Nick Langdon, of White Oaks Drive, said Garris’ agreement with the association stipulated four things:
– That the property would only be used as a parking lot.
– That there would be no connection to Ashbrook Road.
– That there would be no commercial sign on the corner lot.
– That there would be appropriate buffering of the parking lot next to its residential neighbors.
Langdon said Garris had “a complete case of amnesia after that.” But Langdon emphasized to council that nothing had changed ó all the issues and the people, including the council members, were the same as they were five years earlier.
L. Clark, a Westcliffe resident for 25 years, said Westcliffe gave up an attractive wooded entrance and an ornamental wall in exchange for the parking lot. But the neighborhood’s agreement with Garris did not include access to Ashbrook Road, he said.
“I was at all the meetings,” Clark added. “I know that was the deal.”
Jimmy Mason, of Willow Road, said the association recently surveyed the 166 occupied homes in Westcliffe. Owners of 116 of those homes signed a petition against the Hendrix request, 19 were for it, five had no opinion and 26 homeowners were not contacted.
Only one signature was allowed per household, Mason noted.
Several of the opponents said the proposed access, which the N.C. Department of Transportation allowed temporarily during the U.S. 70 construction, was too close to where vehicles turn off U.S. 70.
One White Oaks Drive woman said only two car lengths existed between U.S. 70 and the proposed drive.
“It’s an accident waiting to happen,” she said.
Jill McNeely, of White Oaks Drive, disputed the claims from Hendrix supporters that the U-turns required in getting back to the restaurant from west or returning to Salisbury after dining are dangerous.
“I drive an SUV, and I don’t have any difficulty doing it,” McNeely said.
She added that no one has cited any accidents that have occurred because of the U-turns.
A highway patrolman who said he works U.S. 70 every day offered words of caution, however.
“There’s going to be some tragedy there, it’s just a matter of time,” Carlton Killian said. He expressed concerns for elderly drivers making U-turns to visit or leave the restaurant against traffic that sometimes is going 55 mph or better.
The recent widening of U.S. 70 included the installation of a median, which leads to the U-turns.
Garris, who has had an ownership interest in Hendrix since 1989, said the U.S. 70 road project cut his business by 30 percent, and it still hasn’t recovered because of the dangerous U-turns.
Numerous speakers noted that allowing an access onto Ashbrook Road would give motorists going to and from Hendrix the ability to use the traffic signal at U.S. 70/Ashbrook Road and avoid having to make a U-turn.
Michael Cross, a Westcliffe resident who supported the Hendrix request, said it’s next to impossible at lunch to leave the Hendrix parking lot and move across to the left-turn lane to make a U-turn back to Salisbury.
“The driveway (to Ashbrook Road) would make a big difference,” agreed Kathy McKinney, who works at Hendrix. Residents from Hendrix Estates, located on the opposite side of U.S. 70, also spoke for the restaurant.

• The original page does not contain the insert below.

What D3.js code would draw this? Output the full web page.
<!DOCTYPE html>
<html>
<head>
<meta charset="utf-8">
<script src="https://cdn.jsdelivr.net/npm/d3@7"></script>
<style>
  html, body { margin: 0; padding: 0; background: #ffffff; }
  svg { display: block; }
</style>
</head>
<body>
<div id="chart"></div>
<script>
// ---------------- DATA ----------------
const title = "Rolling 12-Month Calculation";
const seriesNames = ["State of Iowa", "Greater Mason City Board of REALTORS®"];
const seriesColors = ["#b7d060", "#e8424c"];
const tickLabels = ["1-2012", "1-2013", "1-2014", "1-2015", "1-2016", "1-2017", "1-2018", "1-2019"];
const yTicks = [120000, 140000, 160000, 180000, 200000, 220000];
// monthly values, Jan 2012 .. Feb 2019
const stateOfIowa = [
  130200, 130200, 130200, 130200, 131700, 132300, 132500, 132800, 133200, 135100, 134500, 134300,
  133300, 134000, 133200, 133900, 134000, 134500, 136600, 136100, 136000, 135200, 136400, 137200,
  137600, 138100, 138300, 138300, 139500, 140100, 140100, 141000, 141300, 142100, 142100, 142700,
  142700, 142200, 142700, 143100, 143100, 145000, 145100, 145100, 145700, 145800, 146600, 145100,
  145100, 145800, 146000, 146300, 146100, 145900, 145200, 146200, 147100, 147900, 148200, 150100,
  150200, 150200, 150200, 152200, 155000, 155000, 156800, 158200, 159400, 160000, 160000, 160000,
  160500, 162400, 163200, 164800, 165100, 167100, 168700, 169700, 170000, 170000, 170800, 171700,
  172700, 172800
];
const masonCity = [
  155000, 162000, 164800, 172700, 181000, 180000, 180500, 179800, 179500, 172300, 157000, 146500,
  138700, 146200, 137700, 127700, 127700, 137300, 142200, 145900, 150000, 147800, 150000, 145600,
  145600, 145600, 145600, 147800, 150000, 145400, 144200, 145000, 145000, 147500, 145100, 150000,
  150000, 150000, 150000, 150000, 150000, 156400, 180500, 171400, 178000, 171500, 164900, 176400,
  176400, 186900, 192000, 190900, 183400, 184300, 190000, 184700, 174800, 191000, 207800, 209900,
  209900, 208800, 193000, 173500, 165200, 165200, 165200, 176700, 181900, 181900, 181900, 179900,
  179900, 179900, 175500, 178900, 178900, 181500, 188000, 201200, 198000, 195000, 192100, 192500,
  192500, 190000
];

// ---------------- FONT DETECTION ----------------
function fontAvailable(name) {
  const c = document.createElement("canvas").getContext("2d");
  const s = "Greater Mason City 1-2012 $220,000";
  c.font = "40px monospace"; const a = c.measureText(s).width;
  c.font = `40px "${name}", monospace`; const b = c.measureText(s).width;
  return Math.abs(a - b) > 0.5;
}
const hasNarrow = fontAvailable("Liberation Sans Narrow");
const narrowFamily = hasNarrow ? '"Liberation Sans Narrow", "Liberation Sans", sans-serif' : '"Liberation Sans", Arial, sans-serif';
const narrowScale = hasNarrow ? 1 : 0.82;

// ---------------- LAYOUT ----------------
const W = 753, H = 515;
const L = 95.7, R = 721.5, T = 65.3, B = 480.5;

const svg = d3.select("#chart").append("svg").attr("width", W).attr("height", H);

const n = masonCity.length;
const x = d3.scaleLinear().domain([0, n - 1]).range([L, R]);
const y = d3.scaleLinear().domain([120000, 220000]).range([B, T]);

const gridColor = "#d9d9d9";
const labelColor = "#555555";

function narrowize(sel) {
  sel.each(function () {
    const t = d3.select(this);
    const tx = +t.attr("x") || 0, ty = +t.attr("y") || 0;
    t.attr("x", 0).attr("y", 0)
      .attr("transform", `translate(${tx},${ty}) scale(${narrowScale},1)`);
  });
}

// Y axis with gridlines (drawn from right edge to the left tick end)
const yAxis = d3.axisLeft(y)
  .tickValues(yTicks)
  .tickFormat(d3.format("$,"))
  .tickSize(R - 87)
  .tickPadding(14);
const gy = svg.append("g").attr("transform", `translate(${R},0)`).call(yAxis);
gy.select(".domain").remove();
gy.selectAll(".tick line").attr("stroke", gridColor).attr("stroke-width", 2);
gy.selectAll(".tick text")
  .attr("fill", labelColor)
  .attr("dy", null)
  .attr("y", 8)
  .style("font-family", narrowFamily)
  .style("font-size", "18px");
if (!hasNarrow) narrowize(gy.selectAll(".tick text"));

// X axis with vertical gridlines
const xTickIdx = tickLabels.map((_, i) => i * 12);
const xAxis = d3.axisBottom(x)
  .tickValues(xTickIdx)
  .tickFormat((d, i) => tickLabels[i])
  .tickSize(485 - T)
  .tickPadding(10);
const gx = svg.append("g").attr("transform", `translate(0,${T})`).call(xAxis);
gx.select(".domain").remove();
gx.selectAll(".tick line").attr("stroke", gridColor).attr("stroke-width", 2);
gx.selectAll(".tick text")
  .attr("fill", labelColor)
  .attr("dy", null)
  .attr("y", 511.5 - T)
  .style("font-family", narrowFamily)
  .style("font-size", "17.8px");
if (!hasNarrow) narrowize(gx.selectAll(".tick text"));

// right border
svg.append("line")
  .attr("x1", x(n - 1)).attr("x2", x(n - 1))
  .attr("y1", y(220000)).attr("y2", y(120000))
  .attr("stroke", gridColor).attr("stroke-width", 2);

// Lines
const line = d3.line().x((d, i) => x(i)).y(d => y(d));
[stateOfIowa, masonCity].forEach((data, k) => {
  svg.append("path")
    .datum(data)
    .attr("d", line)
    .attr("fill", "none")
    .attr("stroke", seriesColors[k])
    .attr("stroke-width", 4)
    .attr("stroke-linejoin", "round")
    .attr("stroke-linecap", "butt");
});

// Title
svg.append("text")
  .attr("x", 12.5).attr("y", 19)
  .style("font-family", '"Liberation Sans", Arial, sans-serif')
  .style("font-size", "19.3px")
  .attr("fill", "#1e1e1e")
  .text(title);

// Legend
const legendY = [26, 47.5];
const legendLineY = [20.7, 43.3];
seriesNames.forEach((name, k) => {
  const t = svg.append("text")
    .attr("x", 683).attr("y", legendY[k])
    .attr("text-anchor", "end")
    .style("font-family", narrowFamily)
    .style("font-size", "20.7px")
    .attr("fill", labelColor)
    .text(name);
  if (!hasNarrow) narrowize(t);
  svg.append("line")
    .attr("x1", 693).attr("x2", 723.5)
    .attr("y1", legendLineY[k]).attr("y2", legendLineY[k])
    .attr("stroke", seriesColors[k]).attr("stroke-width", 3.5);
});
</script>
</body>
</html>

Council members said they understood why Garris sought the access, but they also felt an obligation to the Westcliffe residents.
“That’s their door,” Burgin said of Ashbrook Road. An access would make more sense if Ashbrook Road were a feeder road that went to other places, but it really only serves Westcliffe, Burgin said.
In its previous zoning decision, Burgin said, the council asked the neighborhood to sacrifice a residential lot without an access to Ashbrook Road, and “that’s what I have to honor.”
Kluttz said she wasn’t persuaded that it was a safety issue.
Lewis, who drives a Tahoe, said he managed to make the U-turns in question near Hendrix without any difficulty. While he was outside of his vehicle taking photographs, Lewis added, he noticed how fast vehicles were traveling while making a right turn onto Ashbrook Road from U.S. 70.
The thought of tractor-trailers and buses using an access drive so close to the intersection scared him, Lewis said. Westcliffe residents trusted the council before, and he would not renege on that deal, Lewis said.
Woodson acknowledged that a few weeks earlier he had been leaning in the restaurant’s favor. But in the end, he didn’t think the issue was all about the road. All businesses are suffering, and the neighborhood had been generous in allowing the parking lot in the first place, Woodson said.
Kennedy said it was a safety issue for him and he had to be concerned for all citizens.
When he surveyed others in the city, Kennedy said, they described it as “a no-brainer” and supported an access for Hendrix to Ashbrook Road and the traffic signal.